Nel computo delle teste si devono contare le persone fisiche e non il numero di diritti sugli immobili nel condominio
19 Novembre 2020
Così la Corte di Cassazione con la sentenza n. 25558/20, depositata il 12 novembre.
Il caso. Due condomini impugnavano una delibera assembleare contestandone la validità formale e chiedendone la declaratoria di nullità e/o annullabilità. In particolare, essi sostenevano il mancato rispetto da parte del condominio delle maggioranze previste per il codice civile per la costituzione e la votazione dell'assemblea e conseguentemente ritenevano invalida la deliberazione. Altri due condomini dello stabile erano una condomina proprietaria del proprio immobile e usufruttuaria di un secondo e altri due che erano nudi proprietari dell'appartamento occupato dalla prima citata. All'esito del giudizio il Tribunale rigettava il ricorso e condannava altresì i ricorrenti alla refusione delle spese processuali nella forma aggravata di cui all'articolo 96 c.p.c. La vicenda approdava, quindi, in Corte d'Appello, a seguito dell'impugnazione dei condomini soccombenti. L'esito del processo, tuttavia, era identico a quello di prime cure. I condomini depositavano ricorso incentrato su un unico motivo di diritto. In particolare, a detta degli stessi, avrebbe errato la Corte d'Appello– ai sensi del combinato disposto tra gli artt. 1136, comma 3, c.c. e art. 67 disp. Att. c.c. (entrambi, ratione temporis, nella formulazione antecedente alla riforma del diritto condominiale del 2012) nel computo delle maggioranze necessarie per “teste” prevista dalla normativa ai fini dell'approvazione della delibera condominiale.

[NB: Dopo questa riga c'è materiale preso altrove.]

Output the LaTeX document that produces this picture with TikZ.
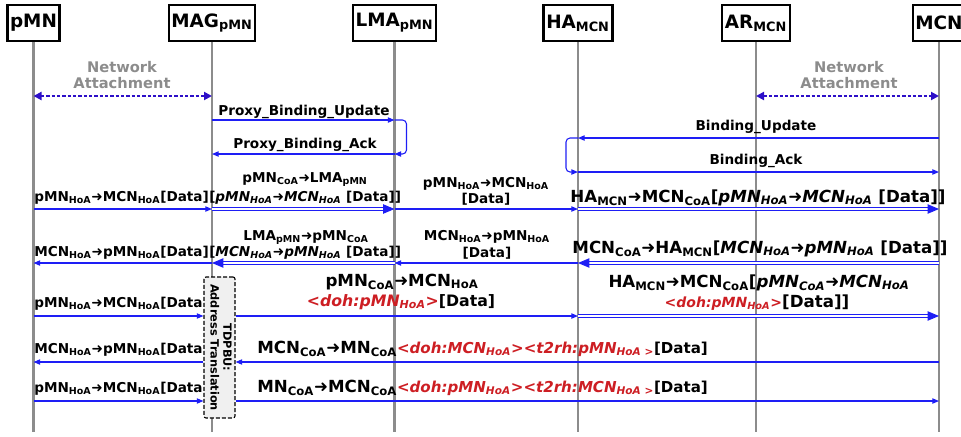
\documentclass[tikz,border=0pt]{standalone}
\usepackage{fontspec}
\setmainfont{DejaVu Sans}
\newfontfamily\arrfont{DejaVu Sans}
\usepackage{xcolor}
\usetikzlibrary{arrows.meta,positioning,calc}

\definecolor{msgblue}{RGB}{30,30,245}
\definecolor{nablue}{RGB}{45,15,200}
\definecolor{lifegray}{RGB}{140,140,140}
\definecolor{dohred}{RGB}{205,30,35}
\definecolor{boxgray}{RGB}{240,240,240}

\newcommand{\sub}[1]{\textsubscript{#1}}
\newcommand{\toarr}{{\arrfont\mdseries\upshape ➜}}
\newcommand{\dohtxt}[1]{\textcolor{dohred}{\textit{#1}}}

\tikzset{
  entity/.style={draw=black, line width=1.8pt, fill=white, inner xsep=2pt, inner ysep=0pt, minimum height=27pt, font=\bfseries\fontsize{13.8}{15}\selectfont},
  lifeline/.style={draw=lifegray, line width=1.7pt},
  lbl/.style={inner sep=0pt, anchor=base, font=\bfseries\fontsize{10.2}{12}\selectfont},
  biglbl/.style={lbl, font=\bfseries\fontsize{12.5}{14}\selectfont},
  midlbl/.style={lbl, font=\bfseries\fontsize{12.5}{14}\selectfont},
  msg/.style={draw=msgblue, line width=0.8pt, -{Triangle[length=5pt,width=4pt]}},
  tunnel/.style={draw=msgblue, line width=0.7pt, double=white, double distance=1.6pt, -{Triangle[length=8.5pt,width=7pt]}},
  attach/.style={draw=nablue, line width=1.5pt, dash pattern=on 2.5pt off 1.5pt, {Triangle[length=6pt,width=6pt]}-{Triangle[length=6pt,width=6pt]}},
  natext/.style={align=center, text=lifegray, inner sep=0pt, font=\bfseries\fontsize{11}{12}\selectfont},
  xlatebox/.style={draw=black, line width=0.8pt, dash pattern=on 3pt off 1.5pt, fill=boxgray, rounded corners=1.5pt, inner sep=0pt, minimum width=23.25pt, minimum height=105.75pt, font=\bfseries\fontsize{8.5}{9.5}\selectfont},
}

\begin{document}
\begin{tikzpicture}[x=0.75pt,y=-0.75pt]
\useasboundingbox (0,0) rectangle (961,436);

    \node[entity] (pmn) at (33.5,23) {pMN};
    \node[entity] (mag) at (212,23) {MAG\sub{pMN}};
    \node[entity] (lma) at (394.5,23) {LMA\sub{pMN}};
    \node[entity] (ha) at (578,23) {HA\sub{MCN}};
    \node[entity] (ar) at (756,23) {AR\sub{MCN}};
    \node[entity] (mcn) at (939,23) {MCN};

    \coordinate (bottom) at (0,432);
    \foreach \e in {pmn,mag,lma,ha,ar,mcn}
        \draw[lifeline] (\e.south) -- (\e |- bottom);

    \coordinate (na) at (0,96);
    \coordinate (pbu) at (0,120);
    \coordinate (pba) at (0,154);
    \coordinate (bu) at (0,138);
    \coordinate (ba) at (0,172);
    \coordinate (r1) at (0,209);
    \coordinate (r2) at (0,263);
    \coordinate (r3) at (0,316);
    \coordinate (r4) at (0,362);
    \coordinate (r5) at (0,401);

    \node[natext] (naleft) at (122,75) {Network\\Attachment};
    \draw[attach] (pmn |- na) -- (mag |- na);
    \node[natext] (naright) at (849,75) {Network\\Attachment};
    \draw[attach] (ar |- na) -- (mcn |- na);

    \node[lbl] (pbutxt) at (304,115) {Proxy\_Binding\_Update};
    \draw[msg] (mag |- pbu) -- (lma |- pbu);
    \draw[msg, rounded corners=3pt] (lma |- pbu) -- ++(12,0) -- ++(0,34) -- (lma |- pba);
    \node[lbl] (pbatxt) at (305,148) {Proxy\_Binding\_Ack};
    \draw[msg] (lma |- pba) -- (mag |- pba);

    \node[lbl] (butxt) at (756,130) {Binding\_Update};
    \draw[msg] (mcn |- bu) -- (ha |- bu);
    \draw[msg, rounded corners=3pt] (ha |- bu) -- ++(-12,0) -- ++(0,34) -- (ha |- ba);
    \node[lbl] (batxt) at (756,164) {Binding\_Ack};
    \draw[msg] (ha |- ba) -- (mcn |- ba);

    % pMN -> MCN through the tunnels
    \node[lbl, anchor=base west] (r1a) at (34,201) {pMN\sub{HoA}\toarr MCN\sub{HoA}[Data]};
    \draw[msg] (pmn |- r1) -- (mag |- r1);
    \node[lbl] (r1b) at (305,182) {pMN\sub{CoA}\toarr LMA\sub{pMN}};
    \node[lbl, anchor=base west] (r1c) at (209,201) {[\textit{pMN\sub{HoA}\toarr MCN\sub{HoA}} [Data]]};
    \draw[tunnel] (mag |- r1) -- (lma |- r1);
    \node[lbl] (r1d) at (486,187) {pMN\sub{HoA}\toarr MCN\sub{HoA}};
    \node[lbl] (r1e) at (486,203) {[Data]};
    \draw[msg] (lma |- r1) -- (ha |- r1);
    \node[biglbl] (r1f) at (758,202) {HA\sub{MCN}\toarr MCN\sub{CoA}[\textit{pMN\sub{HoA}\toarr MCN\sub{HoA}} [Data]]};
    \draw[tunnel] (ha |- r1) -- (mcn |- r1);

    % MCN -> pMN through the tunnels
    \node[lbl, anchor=base west] (r2a) at (34,256) {MCN\sub{HoA}\toarr pMN\sub{HoA}[Data]};
    \draw[msg] (mag |- r2) -- (pmn |- r2);
    \node[lbl] (r2b) at (306,240) {LMA\sub{pMN}\toarr pMN\sub{CoA}};
    \node[lbl, anchor=base west] (r2c) at (209,256) {[\textit{MCN\sub{HoA}\toarr pMN\sub{HoA}} [Data]]};
    \draw[tunnel] (lma |- r2) -- (mag |- r2);
    \node[lbl] (r2d) at (487,240) {MCN\sub{HoA}\toarr pMN\sub{HoA}};
    \node[lbl] (r2e) at (487,257) {[Data]};
    \draw[msg] (ha |- r2) -- (lma |- r2);
    \node[biglbl] (r2f) at (760,253) {MCN\sub{CoA}\toarr HA\sub{MCN}[\textit{MCN\sub{HoA}\toarr pMN\sub{HoA}} [Data]]};
    \draw[tunnel] (mcn |- r2) -- (ha |- r2);

    \node[xlatebox] (tdpbu) at (219.5,347.5) {\rotatebox[origin=c]{-90}{\begin{tabular}{@{}c@{}}TDPBU:\\Address Translation\end{tabular}}};

    % address translation
    \node[lbl, anchor=base west] (r3a) at (34,307) {pMN\sub{HoA}\toarr MCN\sub{HoA}[Data};
    \draw[msg] (pmn |- r3) -- (tdpbu.west |- r3);
    \node[midlbl] (r3b) at (402,286) {pMN\sub{CoA}\toarr MCN\sub{HoA}};
    \node[midlbl, font=\bfseries\fontsize{11.8}{14}\selectfont] (r3c) at (401,306) {\dohtxt{<doh:pMN\sub{HoA}>}[Data]};
    \draw[msg] (tdpbu.east |- r3) -- (ha |- r3);
    \node[biglbl] (r3d) at (759,287) {HA\sub{MCN}\toarr MCN\sub{CoA}[\textit{pMN\sub{CoA}\toarr MCN\sub{HoA}}};
    \node[biglbl] (r3e) at (757,307) {{\fontsize{10.5}{12}\selectfont\dohtxt{<doh:pMN\sub{HoA}>}}[Data]]};
    \draw[tunnel] (ha |- r3) -- (mcn |- r3);

    \node[lbl, anchor=base west] (r4a) at (34,353) {MCN\sub{HoA}\toarr pMN\sub{HoA}[Data};
    \draw[msg] (tdpbu.west |- r4) -- (pmn |- r4);
    \node[biglbl, anchor=base west] (r4b) at (257,353) {MCN\sub{CoA}\toarr MN\sub{CoA}{\fontsize{11.3}{14}\selectfont\dohtxt{<doh:MCN\sub{HoA}><t2rh:pMN\sub{HoA >}}[Data]}};
    \draw[msg] (mcn |- r4) -- (tdpbu.east |- r4);

    \node[lbl, anchor=base west] (r5a) at (34,392) {pMN\sub{HoA}\toarr MCN\sub{HoA}[Data};
    \draw[msg] (pmn |- r5) -- (tdpbu.west |- r5);
    \node[biglbl, anchor=base west] (r5b) at (257,392) {MN\sub{CoA}\toarr MCN\sub{CoA}{\fontsize{11.3}{14}\selectfont\dohtxt{<doh:pMN\sub{HoA}><t2rh:MCN\sub{HoA >}}[Data]}};
    \draw[msg] (tdpbu.east |- r5) -- (mcn |- r5);

\end{tikzpicture}
\end{document}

La Cassazione afferma che una persona conta come una testa anche se ha più diritti su vari immobili in condominio. La Cassazione accoglieva il ricorso dei condomini. Nel condominio in questione, infatti, vi erano solamente due condomini persone fisiche (come specificato nelle premesse). Erroneamente, si era conteggiato la condomina come due “teste” ai fini delle maggioranze richieste dall'art. 1136, comma 3, c.c. per l'approvazione della delibera assembleare. Tale norma affermava (nella sua forma ante riforma ex legge 220/2012) che «L'assemblea è regolarmente costituita con l'intervento di tanti condomini che rappresentino i due terzi del valore dell'intero edificio e i due terzi dei partecipanti al condominio. Sono valide le deliberazioni approvate con un numero di voti che rappresenti la maggioranza degli intervenuti e almeno la metà del valore dell'edificio. Se l'assemblea non può deliberare per mancanza di numero, l'assemblea di seconda convocazione delibera in un giorno successivo a quello della prima e, in ogni caso, non oltre dieci giorni dalla medesima; la deliberazione è valida se riporta un numero di voti che rappresenti il terzo dei partecipanti al condominio e almeno un terzo del valore dell'edificio».
Alla luce della peculiare situazione del condominio, definibile come condominio minimo, quindi, la delibera non poteva essere presa. Il comma 3 della succitata norma (evidenziato in grassetto) prevede infatti che in caso di impossibilità della deliberazione per carenza del numero legale si debba riconvocare l'assemblea e, in caso di persistente paralisi, si deve ricorrere all'autorità giudiziaria. Sul punto la giurisprudenza risulta cristallina: si afferma infatti che laddove i condomini legittimati a partecipare all'assemblea siano solo due e manca l'unanimità, essi sono costretti a ricorrere all'autorità giudiziaria come sostenuto anche dagli articoli 1105 e 1139 c.c. (si veda Cass. Sez. Unite, 2046/2006 o Cass. n. 5288/2012). Alla luce del principio esposto, aveva effettivamente errato il condominio nel considerare approvata una delibera che si basava sulla finzione relativa al calcolo di una sola persona fisica come due teste. La Cassazione, quindi, accoglieva il ricorso e rinviava alla Corte d'Appello per una nuova valutazione sul merito.